Alienation of Affection

Separation is difficult and knowing that another person may have caused that separation is heartbreaking. Alienation of affection is a claim against a person who interfered with your marriage and stole the affection of your spouse from you. If you were in a loving and affectionate marriage and someone has maliciously interfered with the intent of breaking up your marriage, you might have a claim for alienation of affection.  

A malicious act has been defined as any intentional conduct that negatively affects the marital relationship. Malice can be proved by showing that the person engaged in sexual intercourse with your spouse. However, sexual intercourse does not have to be proven to win the case. 

Six states allow alienation of affection claims. North Carolina is one of them, along with New Mexico, South Dakota, Utah, Hawaii, and Mississippi.

Who can you sue for Alienation of Affection?

In an alienation of affection case, a person sues the third party that destroyed the marriage. It is not a law suit against the other spouse. In order for a person to win an alienation of affection case, the spouse bringing the law suit must prove that the breakdown of the marriage was caused by the third party.

This third party could be a lover, friend, or family member that is directly involved in interfering with the marriage. The third party must maliciously intend to destroy the marriage; their malicious intent to destroy the marriage  needs to be proven.

How can an Alienation of Affection Claim be defended?

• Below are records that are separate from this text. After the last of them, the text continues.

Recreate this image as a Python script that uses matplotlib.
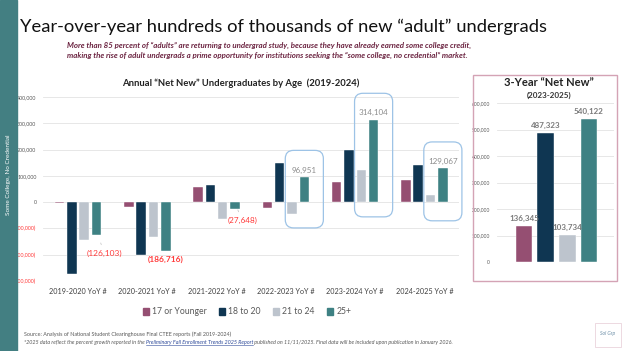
import numpy as np
import matplotlib
matplotlib.use("Agg")
import matplotlib.pyplot as plt
from matplotlib.patches import Rectangle, FancyBboxPatch
from matplotlib.lines import Line2D

plt.rcParams['font.family'] = ['Lato', 'DejaVu Sans']

# data
years = ["2019-2020 YoY #", "2020-2021 YoY #", "2021-2022 YoY #",
         "2022-2023 YoY #", "2023-2024 YoY #", "2024-2025 YoY #"]
age_labels = ["17 or Younger", "18 to 20", "21 to 24", "25+"]
age_17 = [-1500, -18000, 59000, -23500, 77500, 82345]
age_18_20 = [-274000, -201000, 66000, 149000, 197000, 141323]
age_21_24 = [-144000, -133000, -64000, -46000, 123000, 26734]
age_25 = [-126103, -186716, -27648, 96951, 314104, 129067]
three_year = [136345, 487323, 103734, 540122]
y_ticks = [-300000, -200000, -100000, 0, 100000, 200000, 300000, 400000]
right_ticks = [0, 100000, 200000, 300000, 400000, 500000, 600000]
box_lows = [-98000, -56000, -71000]   # lower edge of the blue call-out boxes

colors = ["#954f72", "#0f3652", "#bdc4cd", "#3e8183"]
teal = "#437f82"
grey_txt = "#595959"
red = "#ff3b3b"

W, H = 624, 351
fig = plt.figure(figsize=(W / 100, H / 100), dpi=100)
fig.patch.set_facecolor("white")

# left teal strip
fig.patches.append(Rectangle((0, 0), 17 / W, 1, transform=fig.transFigure,
                             color=teal, zorder=0))
fig.text(8.5 / W, 1 - 175 / H, "Some College, No Credential", rotation=90,
         color="white", fontsize=4.6, ha="center", va="center")

# titles
fig.text(20 / W, 1 - 32 / H, "Year-over-year hundreds of thousands of new \u201cadult\u201d undergrads",
         fontsize=13.2, ha="left", va="baseline", color="#111111")
sub = ("More than 85 percent of \u201cadults\u201d are returning to undergrad study, because they have already earned some college credit,\n"
       "making the rise of adult undergrads a prime opportunity for institutions seeking the \u201csome college, no credential\u201d market.")
fig.text(67 / W, 1 - 42 / H, sub, fontsize=5.7, style="italic", weight="bold",
         color="#6b2340", ha="left", va="top", linespacing=1.45)

# ---- main chart ----
ax = fig.add_axes([43.4 / W, 70 / H, 415.6 / W, 184 / H])
x = np.arange(len(years))
step, bw = 0.178, 0.137
series = [age_17, age_18_20, age_21_24, age_25]
for k, vals in enumerate(series):
    ax.bar(x + (k - 1.5) * step, vals, bw, color=colors[k], edgecolor="white",
           linewidth=0.3, zorder=3, label=age_labels[k])
ax.set_xlim(-0.5, len(years) - 0.5)
ax.set_ylim(-300000, 400000)
ax.set_yticks(y_ticks)
ylabs = []
for v in y_ticks:
    ylabs.append("({:,})".format(-v) if v < 0 else "{:,}".format(v))
ax.set_yticklabels(ylabs, fontsize=3.8)
for t, v in zip(ax.get_yticklabels(), y_ticks):
    t.set_color(red if v < 0 else grey_txt)
ax.set_xticks(x)
ax.set_xticklabels(years, fontsize=5.2, color="#404040")
ax.tick_params(length=0, pad=5)
ax.tick_params(axis="y", pad=5)
ax.grid(axis="y", color="#e3e3e3", lw=0.6, zorder=0)
for s in ax.spines.values():
    s.set_visible(False)
ax.set_title("Annual \u201cNet New\u201d Undergraduates by Age  (2019-2024)",
             fontsize=6.8, weight="bold", color="#222222", pad=8, x=0.4755)

off25 = 1.5 * step
# red negative labels
ax.annotate("({:,})".format(-age_25[0]), xy=(x[0] + off25 + 0.03, age_25[0] - 4000),
            xytext=(x[0] + off25 + 0.11, age_25[0] - 70000), fontsize=6,
            color=red, ha="center", va="center",
            arrowprops=dict(arrowstyle="-", color="#bfbfbf", lw=0.5, shrinkB=5))
ax.text(x[1] + off25, age_25[1] - 32000, "({:,})".format(-age_25[1]), fontsize=6,
        color=red, weight="bold", ha="center", va="center")
ax.annotate("({:,})".format(-age_25[2]), xy=(x[2] + off25 + 0.04, age_25[2] - 2000),
            xytext=(x[2] + off25 + 0.11, age_25[2] - 43000), fontsize=5.9,
            color=red, ha="center", va="center",
            arrowprops=dict(arrowstyle="-", color="#bfbfbf", lw=0.5, shrinkB=4))

# grey labels + rounded call-out boxes for the last three years
fig.canvas.draw()
bb = ax.get_window_extent()
aspect = (700000 / bb.height) / (len(years) / bb.width)
for j, i in enumerate([3, 4, 5]):
    v = age_25[i]
    ax.text(x[i] + off25, v + 12000, "{:,}".format(v), fontsize=5.8,
            color="#8c8c8c", ha="center", va="bottom", zorder=4)
    bx = FancyBboxPatch((x[i] + off25 - 0.275, box_lows[j]), 0.55, v + 100000 - box_lows[j],
                        boxstyle="round,pad=0,rounding_size=0.12", mutation_aspect=aspect,
                        fill=False, ec="#9dc3e6", lw=0.9, clip_on=False, zorder=5)
    ax.add_patch(bx)

# legend
handles = [Rectangle((0, 0), 1, 1, color=c) for c in colors]
fig.legend(handles, age_labels, loc="center", bbox_to_anchor=(247 / W, 1 - 312 / H),
           ncol=4, frameon=False, fontsize=6.2, labelcolor=grey_txt,
           handlelength=0.7, handleheight=0.7, handletextpad=0.4, columnspacing=1.4)

# ---- right panel ----
fig.patches.append(Rectangle((473 / W, 1 - 281 / H), 144 / W, 206 / H,
                             transform=fig.transFigure, fill=False,
                             ec="#d4a3b5", lw=1.0, zorder=1))
fig.text(549 / W, 1 - 83 / H, "3-Year \u201cNet New\u201d", fontsize=8, weight="bold",
         ha="center", va="center", color="#222222")
fig.text(549 / W, 1 - 95.5 / H, "(2023-2025)", fontsize=5.8, weight="bold",
         ha="center", va="center", color="#333333")
ax2 = fig.add_axes([497 / W, 89 / H, 117 / W, 159 / H])
xr = np.arange(len(three_year))
ax2.bar(xr, three_year, 0.78, color=colors, edgecolor="white", linewidth=0.3, zorder=3)
ax2.set_xlim(-1.244, 4.152)
ax2.set_ylim(0, 600000)
ax2.set_yticks(right_ticks)
ax2.set_yticklabels(["{:,}".format(v) for v in right_ticks], fontsize=3.6, color=grey_txt)
ax2.set_xticks([])
ax2.tick_params(length=0, pad=5)
ax2.grid(axis="y", color="#e3e3e3", lw=0.6, zorder=0)
for s in ax2.spines.values():
    s.set_visible(False)
for xi, v in zip(xr, three_year):
    ax2.text(xi, v + 14000, "{:,}".format(v), fontsize=5.8, color="#7a7a7a",
             weight="bold", ha="center", va="bottom", zorder=4)

# footer
fig.text(24 / W, 1 - 334 / H,
         "Source: Analysis of National Student Clearinghouse Final CTEE reports (Fall 2019-2024)",
         fontsize=3.9, color=grey_txt, ha="left", va="center")
r = fig.canvas.get_renderer()
parts = [("*2025 data reflect the percent growth reported in the ", grey_txt, False),
         ("Preliminary Fall Enrollment Trends 2025 Report", "#2f4b9a", True),
         (" published on 11/11/2025. Final data will be included upon publication in January 2026.", grey_txt, False)]
xpos = 24 / W
for txt, c, ul in parts:
    t = fig.text(xpos, 1 - 342 / H, txt, fontsize=3.9, color=c, style="italic",
                 ha="left", va="center")
    e = t.get_window_extent(renderer=r)
    if ul:
        fig.lines.append(Line2D([e.x0 / W, e.x1 / W], [(e.y0 - 0.3) / H] * 2,
                                transform=fig.transFigure, color=c, lw=0.4))
    xpos = e.x1 / W

# small logo bottom right
fig.patches.append(Rectangle((595 / W, 1 - 347 / H), 26 / W, 24 / H,
                             transform=fig.transFigure, fill=False,
                             ec="#ead3dc", lw=0.6))
fig.text(608 / W, 1 - 334 / H, "Sol Grp", fontsize=3.6, style="italic",
         color="#6d8fa8", ha="center", va="center")

fig.savefig("out.png", dpi=100)
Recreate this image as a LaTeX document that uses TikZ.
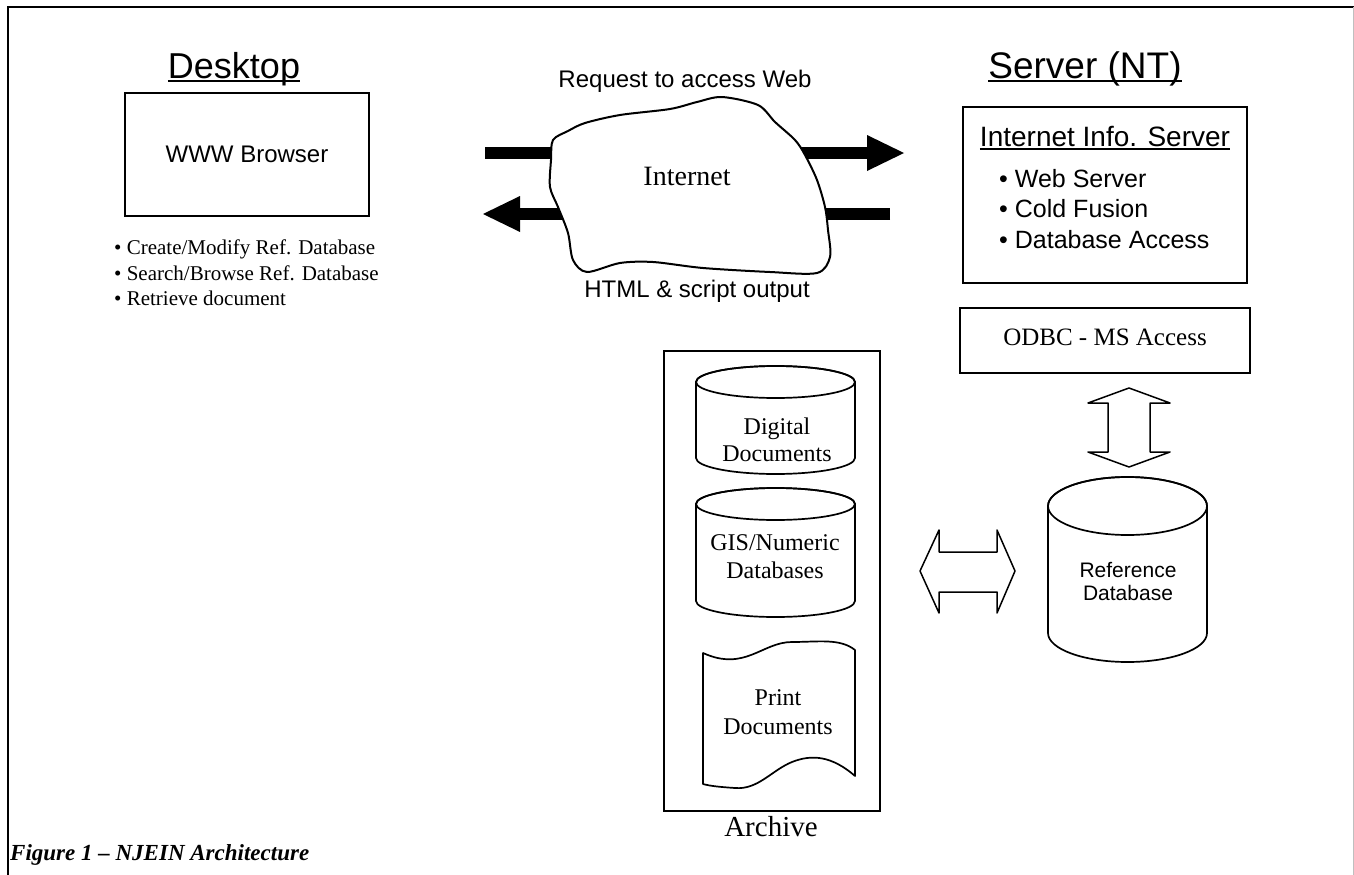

The status of your marriage and the causes of its deterioration directly affect your chances of a successful claim. If you and your spouse are separated, it is fair for the court to assume that there was trouble in the marriage before the third party got involved. The basis of an alienation of affection claim is that the spouses were happily married before the third party got involved to willingly lure one spouse from the other.

A person who is being sued for Alienation of Affection can defend the case by proving that the spouses were not happy together and that the separation would have occurred regardless of the third party’s involvement.

What type of Compensation can you expect for an Alienation of Affection claim?

Your losses from the divorce – assets or property you shared with your spouse – cannot be recovered with an alienation of affection claim. As you are suing a third party and not your spouse, you cannot use this claim to get your old house or car back. Your claim is limited to the assets and finances of the third party.

Should you pursue an Alienation of Affection claim?

Alienated spouses have been awarded significant amounts of money in Alienation of Affection cases. Sometimes it is effective to bring an Alienation of Affection claim against a third party at the same time that you are negotiating or litigating with your spouse regarding alimony and/or equitable distribution.

If you think you might have a claim for alienation of affection, contact us for a consultation. We can help guide you in deciding whether you should pursue an alienation of affection claim in North Carolina.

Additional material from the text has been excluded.